Prominent American officials, many of whom publicly had said the war in Afghanistan was succeeding, detailed the many missteps and failures of a conflict that has lasted 18 years and claimed 2,300 U.S. lives in thousands of pages of documents released Monday by The Washington Post.
"We were devoid of a fundamental understanding of Afghanistan — we didn't know what we were doing," Douglas Lute, a retired three-star Army general who served in the Bush and Obama administrations, told investigators in 2015.
"What are we trying to do here?" Lute asked. "We didn't have the foggiest notion of what we were undertaking.
"If the American people knew the magnitude of this dysfunction ... 2,400 lives lost," he added. "Who will say this was in vain?"
More than 775,000 U.S. troops have deployed to Afghanistan, many repeatedly, since 2001, the Post reports.
Of those, 2,300 died there and 20,589 were wounded in action, according to Defense Department data cited in the report.

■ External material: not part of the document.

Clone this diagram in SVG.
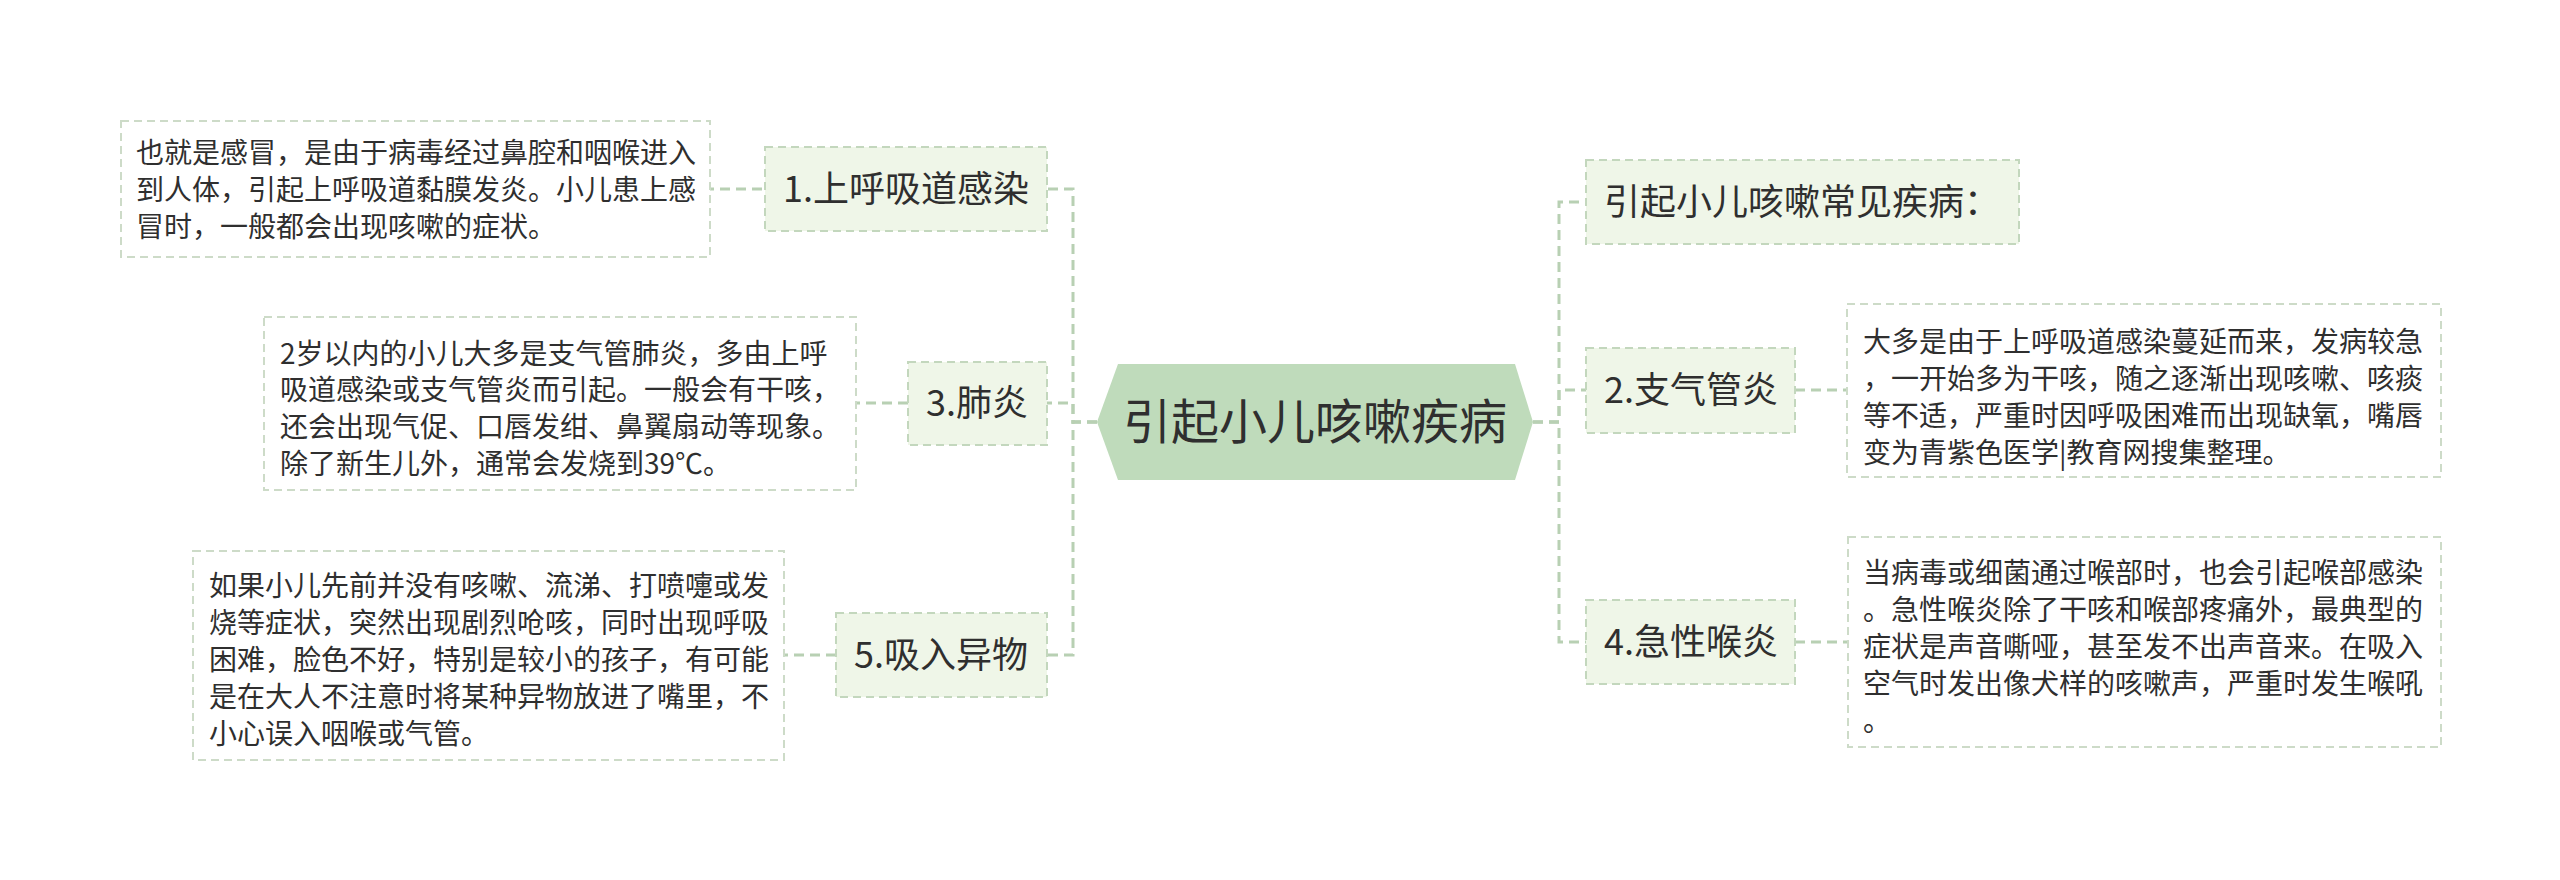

According to the Post, the interviews underscored how three U.S. presidents — George W. Bush, Barack Obama, and Donald Trump — and their military commanders "have been unable to deliver on their promises to prevail in Afghanistan."
Since 2001, three U.S. agencies — the Defense Department, State Department, and the U.S. Agency for International Development — have spent or appropriated $934 billion to $978 billion for Afghanistan, according to an inflation-adjusted estimate calculated for the Post by Neta Crawford, a political science professor and co-director of the Costs of War Project at Brown University.
"What did we get for this $1 trillion effort?" Jeffrey Eggers, a retired Navy SEAL, asked government interviewers. "Was it worth $1 trillion?
"After the killing of Osama bin Laden [in 2011]," Eggers later added, "I said that Osama was probably laughing in his watery grave, considering how much we have spent on Afghanistan."